Cette «Génération dorée de 2002» avait aussi ce côté fun qui l’avait bien servie en termes d’image. Après les rudes joutes livrées sur les pelouses, ils savaient aussi effectuer des tacles …glissants sur d’autres terrains, dans la crème du Dakar by night et mordre à pleines dents dans le gratin des boîtes de nuit, sans jamais mégoter sur leur propre plaisir. Les échos de leur succès avaient depuis belle lurette outrepassé les frontières des milieux sportifs. Chez les groupies, le coup de cœur est presque instantané. Elles s’étaient extasiées sur leurs muscles saillants, leur carrure et prestance.

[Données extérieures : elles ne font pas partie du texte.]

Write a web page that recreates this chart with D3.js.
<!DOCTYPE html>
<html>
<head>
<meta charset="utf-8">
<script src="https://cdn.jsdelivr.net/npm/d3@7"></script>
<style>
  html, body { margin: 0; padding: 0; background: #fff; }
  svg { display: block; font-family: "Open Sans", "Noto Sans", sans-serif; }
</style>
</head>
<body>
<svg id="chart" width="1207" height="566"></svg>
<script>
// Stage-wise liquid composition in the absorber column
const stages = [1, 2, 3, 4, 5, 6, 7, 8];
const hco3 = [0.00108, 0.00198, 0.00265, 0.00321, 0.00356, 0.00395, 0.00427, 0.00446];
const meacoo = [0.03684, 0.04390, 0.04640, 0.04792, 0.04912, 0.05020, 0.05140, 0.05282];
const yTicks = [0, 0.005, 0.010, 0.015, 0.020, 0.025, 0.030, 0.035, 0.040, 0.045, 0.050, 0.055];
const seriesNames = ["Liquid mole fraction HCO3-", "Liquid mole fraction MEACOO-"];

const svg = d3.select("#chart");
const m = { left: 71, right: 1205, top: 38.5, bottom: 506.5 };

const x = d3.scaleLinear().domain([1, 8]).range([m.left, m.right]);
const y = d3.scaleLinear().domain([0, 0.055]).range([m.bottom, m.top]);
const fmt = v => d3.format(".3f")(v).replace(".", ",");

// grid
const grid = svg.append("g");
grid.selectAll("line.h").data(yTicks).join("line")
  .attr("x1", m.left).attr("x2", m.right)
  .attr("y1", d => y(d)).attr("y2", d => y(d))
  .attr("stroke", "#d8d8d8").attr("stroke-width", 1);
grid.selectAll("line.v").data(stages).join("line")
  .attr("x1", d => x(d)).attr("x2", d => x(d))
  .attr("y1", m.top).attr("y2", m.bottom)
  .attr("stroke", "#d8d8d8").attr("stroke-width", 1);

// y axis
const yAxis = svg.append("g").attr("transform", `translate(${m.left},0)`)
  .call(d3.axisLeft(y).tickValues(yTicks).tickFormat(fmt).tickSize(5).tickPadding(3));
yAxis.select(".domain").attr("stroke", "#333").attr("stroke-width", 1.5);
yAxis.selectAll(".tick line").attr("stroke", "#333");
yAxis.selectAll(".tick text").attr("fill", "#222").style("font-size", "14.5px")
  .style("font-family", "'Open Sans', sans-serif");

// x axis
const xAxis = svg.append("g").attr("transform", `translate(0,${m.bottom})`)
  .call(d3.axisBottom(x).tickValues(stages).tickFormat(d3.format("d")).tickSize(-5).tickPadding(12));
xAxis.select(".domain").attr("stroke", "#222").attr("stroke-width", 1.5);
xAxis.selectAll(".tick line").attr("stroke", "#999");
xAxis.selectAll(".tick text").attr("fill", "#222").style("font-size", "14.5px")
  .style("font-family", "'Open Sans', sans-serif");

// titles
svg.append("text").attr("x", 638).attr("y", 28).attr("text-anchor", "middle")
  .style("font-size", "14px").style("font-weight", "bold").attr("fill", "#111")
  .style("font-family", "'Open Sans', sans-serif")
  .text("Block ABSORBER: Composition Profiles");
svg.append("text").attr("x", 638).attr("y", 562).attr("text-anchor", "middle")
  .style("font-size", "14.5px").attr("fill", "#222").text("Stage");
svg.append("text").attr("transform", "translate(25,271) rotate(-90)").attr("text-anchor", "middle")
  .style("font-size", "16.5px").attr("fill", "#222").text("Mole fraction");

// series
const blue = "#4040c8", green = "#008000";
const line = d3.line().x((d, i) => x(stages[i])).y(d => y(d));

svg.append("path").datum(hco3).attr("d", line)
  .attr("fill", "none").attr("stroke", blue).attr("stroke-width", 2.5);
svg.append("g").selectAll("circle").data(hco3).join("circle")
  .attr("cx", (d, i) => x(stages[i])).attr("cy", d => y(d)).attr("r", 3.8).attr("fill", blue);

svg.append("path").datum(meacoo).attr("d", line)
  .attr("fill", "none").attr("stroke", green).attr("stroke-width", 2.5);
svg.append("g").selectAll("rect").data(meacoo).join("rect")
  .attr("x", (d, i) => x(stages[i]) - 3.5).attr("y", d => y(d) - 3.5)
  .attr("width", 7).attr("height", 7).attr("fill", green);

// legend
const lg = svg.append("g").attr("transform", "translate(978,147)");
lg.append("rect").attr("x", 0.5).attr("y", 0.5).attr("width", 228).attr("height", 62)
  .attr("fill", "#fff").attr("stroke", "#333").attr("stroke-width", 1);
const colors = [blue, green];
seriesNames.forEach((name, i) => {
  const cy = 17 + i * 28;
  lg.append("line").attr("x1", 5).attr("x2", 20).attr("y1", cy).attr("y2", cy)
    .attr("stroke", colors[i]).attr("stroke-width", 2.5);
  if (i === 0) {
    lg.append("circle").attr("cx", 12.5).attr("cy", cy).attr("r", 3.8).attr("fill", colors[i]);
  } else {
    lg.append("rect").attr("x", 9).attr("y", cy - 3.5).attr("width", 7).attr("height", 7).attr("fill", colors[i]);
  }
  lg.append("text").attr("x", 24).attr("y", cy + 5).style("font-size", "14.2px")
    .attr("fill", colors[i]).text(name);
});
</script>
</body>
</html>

Moins de dix ans après leur entrée en scène, ils cèdent le piédestal à une autre cohorte de joueurs. Plus en adéquation avec le renouveau (encore une fois ?) prôné par les instances dirigeantes du football, ils lorgnent, toutes ambitions dehors un palmarès au pire, du même tonneau que celui de leurs prédécesseurs, au mieux, une victoire finale en Can et pourquoi pas une participation plus qu’honorable en Coupe du monde ? Certes moins glamours et piètres jet-setteurs, ils ont brandi de sérieuses cartes de visite. Qu’à cela ne tienne ! Il n’en faudra pas plus pour que les suiveurs passionnés demandent à El Hadji Diouf et consorts d’aller se rhabiller pour faire la place aux toutes nouvelles coqueluches du foot sénégalais.